The Obama administration’s plan to require employers to pay overtime to people who work more than 40 hours a week will destroy jobs and hurt businesses, critics say.
Workers making as much as $970 a week, or $50,440 a year, would have to be paid overtime even if they’re classified as a manager or professional, according to the
Obama plan. Current rules say that employees earning up to $455 a week, or $23,600 a year, are entitled to overtime.
“A hard day’s work deserves a fair day’s pay,” Obama wrote on the White House website. “That’s at the heart of what it means to be middle class in America.”

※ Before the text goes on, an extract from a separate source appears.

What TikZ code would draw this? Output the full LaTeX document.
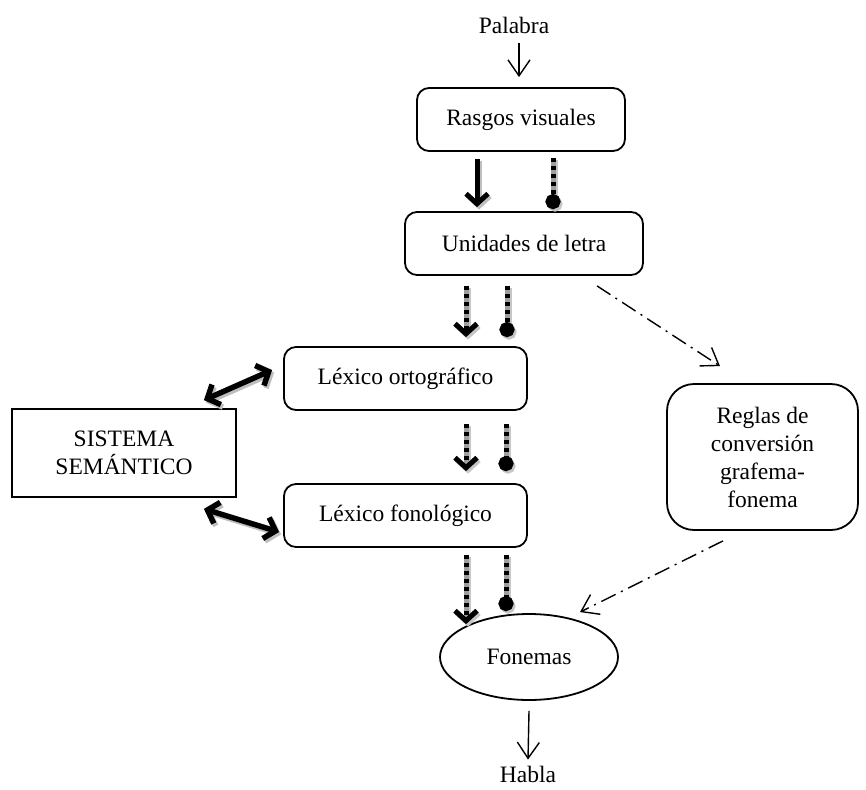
\documentclass[tikz,border=0pt]{standalone}
\usepackage{fontspec}
\setmainfont{Liberation Serif}
\usetikzlibrary{arrows.meta,shapes.geometric}

% heavy connector with a soft drop shadow
\newcommand\heavyline[3]{%
  \draw[#1, color=gray!50, transform canvas={shift={(2pt,-2.5pt)}}] #2 -- #3;
  \draw[#1] #2 -- #3;}
% striped (black/grey) connector with a drop shadow
\newcommand\stripeline[3]{%
  \draw[#1, color=gray!45, transform canvas={shift={(2pt,-2.5pt)}}] #2 -- #3;
  \draw[#1, color=gray!75] #2 -- #3;
  \draw[#1, dash pattern=on 4pt off 4pt] #2 -- #3;}

\begin{document}
\begin{tikzpicture}[x=1pt,y=-1pt,
  every node/.style={font=\fontsize{23.5}{28}\selectfont},
  box/.style={draw, line width=1.8pt, rounded corners=12pt, inner sep=0pt, align=center},
  word/.style={inner sep=0pt},
  thinarrow/.style={line width=1.4pt, -{Straight Barb[length=16pt,width=22pt]}},
  chaintip/.style={line width=1.4pt, dash pattern=on 16pt off 6pt on 2pt off 6pt,
    -{Straight Barb[length=16pt,width=22pt]}},
  boldtip/.style={line width=5pt, -{Straight Barb[length=10pt,width=22pt]}},
  balltip/.style={line width=5pt, -{Circle[length=15pt]}},
  twoway/.style={line width=5.5pt, {Straight Barb[length=10pt,width=22pt]}-{Straight Barb[length=10pt,width=22pt]}}
]
\useasboundingbox (0,0) rectangle (866,789);

% nodes
\node[word] (palabra) at (514,25) {Palabra};
\node[box, minimum width=208pt, minimum height=63pt] (rasgos) at (521,119.5) {Rasgos visuales};
\node[box, minimum width=238pt, minimum height=63pt] (unidades) at (524,243.5) {Unidades de letra};
\node[box, minimum width=243pt, minimum height=63pt] (lexorto) at (405.5,378.5) {Léxico ortográfico};
\node[box, minimum width=243pt, minimum height=63pt] (lexfono) at (405.5,515.5) {Léxico fonológico};
\node[box, rounded corners=0pt, minimum width=224pt, minimum height=88pt] (sistema) at (124,453) {SISTEMA\\SEMÁNTICO};
\node[box, rounded corners=27pt, minimum width=191pt, minimum height=146pt] (reglas) at (762.5,457) {Reglas de\\conversión\\grafema-\\fonema};
\node[draw, line width=1.8pt, ellipse, inner sep=0pt, minimum width=178pt, minimum height=86pt] (fonemas) at (529,657) {Fonemas};
\node[word] (habla) at (528,774) {Habla};

% input and output
\draw[thinarrow] ([xshift=5pt,yshift=-10pt]palabra.south) -- ([xshift=-2pt,yshift=10pt]rasgos.north);
\draw[thinarrow] ([yshift=-10pt]fonemas.south) -- ([yshift=6pt]habla.north);

% rasgos -> unidades
\heavyline{boldtip}{([xshift=-44pt,yshift=-7pt]rasgos.south)}{([xshift=-47pt,yshift=4pt]unidades.north)}
\stripeline{balltip}{([xshift=32pt,yshift=-6pt]rasgos.south)}{([xshift=29pt,yshift=2pt]unidades.north)}

% unidades -> lexico ortografico
\stripeline{boldtip}{([xshift=-58pt,yshift=-10pt]unidades.south)}{([xshift=60.5pt,yshift=9pt]lexorto.north)}
\stripeline{balltip}{([xshift=-17pt,yshift=-10pt]unidades.south)}{([xshift=101.5pt,yshift=9pt]lexorto.north)}

% lexico ortografico -> lexico fonologico
\stripeline{boldtip}{([xshift=60.5pt,yshift=-13pt]lexorto.south)}{([xshift=60.5pt,yshift=12pt]lexfono.north)}
\stripeline{balltip}{([xshift=100.5pt,yshift=-13pt]lexorto.south)}{([xshift=100.5pt,yshift=12pt]lexfono.north)}

% lexico fonologico -> fonemas
\stripeline{boldtip}{([xshift=60.5pt,yshift=-7pt]lexfono.south)}{([xshift=-63pt,yshift=-11pt]fonemas.north)}
\stripeline{balltip}{([xshift=100.5pt,yshift=-7pt]lexfono.south)}{([xshift=-23pt,yshift=2pt]fonemas.north)}

% sistema semantico <-> lexicons
\heavyline{twoway}{([xshift=-33pt,yshift=8pt]sistema.north east)}{([xshift=-11pt,yshift=8.5pt]lexorto.west)}
\heavyline{twoway}{([xshift=-33pt,yshift=-11pt]sistema.south east)}{([xshift=-4pt,yshift=-16.5pt]lexfono.west)}

% grapheme-phoneme route
\draw[chaintip] ([xshift=73pt,yshift=-10pt]unidades.south) -- ([xshift=-42.5pt,yshift=17pt]reglas.north);
\draw[chaintip] ([xshift=-39.5pt,yshift=-10pt]reglas.south) -- ([xshift=51pt,yshift=1pt]fonemas.north);
\end{tikzpicture}
\end{document}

Business groups blasted the plan for its high costs that will drive down full-time employment in favor of part-timers.
“Making more employees eligible for overtime by severely restricting the exemptions will not guarantee more income,” Randy Johnson, vice president at the U.S. Chamber of Commerce,
said in a statement, “but instead will negatively impact small businesses and drastically limit employment opportunities.”
The biggest association of industrial companies, whose labor
force never recovered from the recession, also criticized the administration.
“The Department of Labor announced the demotion of at least 5 million Americans,” Joe Trauger, a spokesman for the National Association of Manufacturers, said in a
statement. “This proposed regulation is another in a long list of regulatory roadblocks to healthy and robust economic growth and job creation.”
The president in a
blog post said he will discuss the proposal on Thursday during a trip to La Crosse, Wisc. Last year,
Obama said he ordered Labor Secretary Tom Perez to start work on revamping overtime rules.
The proposal, which would take effect in 2016, comes as growing income inequality among Americans becomes an issue in the run-up to the presidential election.
Supporters of the plan say it will help as many as 15 million workers.
“The new threshold will protect more workers from being taken advantage of by their employers, giving some higher pay for working overtime and others reduced hours without any reduction in pay,” Ross Eisenbrey, vice president of the Economic Policy Institute, a think tank that gets some funding from labor unions,
said in a blog post.
The plan is intended to boost median household income, which fell to $54,600 in April from $56,207 in December 2007, when the last recession began, according to inflation-adjusted
estimates from Sentier Research.
Effects on Job Market
That income decline occurred even as the labor market shows signs of healing with the
unemployment rate falling to 5.6 percent in May from a peak of 10 percent in October 2009.
But there are also indications of stubborn weakness in the jobs market.
The number of
full-time employees reached 121 million in May, less than the peak of 122 million reached in November 2007 before the recession, according to the Bureau of Labor Statistics. Meanwhile, the U.S.
population has grown by 18 million people to 321 million during that period, census data show.
As a result, the labor-force participation rate, a measure of how much of the population is working, has
plunged to a 37-year low of about 63 percent.
Full-time jobs may evaporate with the new overtime rules as employers boost their reliance on people working fewer than 30 to 35 hours a week, critics say.
The number of
part-timers who can't find a full-time job was 6.7 million in May, compared with 4.6 million before the recession started.
The retail industry, a comparable
bright spot of job creation during the recovery, will suffer under the overtime rules, according to the National Retail Federation.
Overtime expansion will “add to employers’ costs, undermine customer service, hinder productivity, generate more litigation opportunities for trial lawyers and ultimately harm job creation,” the business group said in a
statement.
"This change is another example of the administration being completely divorced from reality and adding more burdens to employers and expecting them to just absorb the impact,” the chamber of commerce's Johnson said.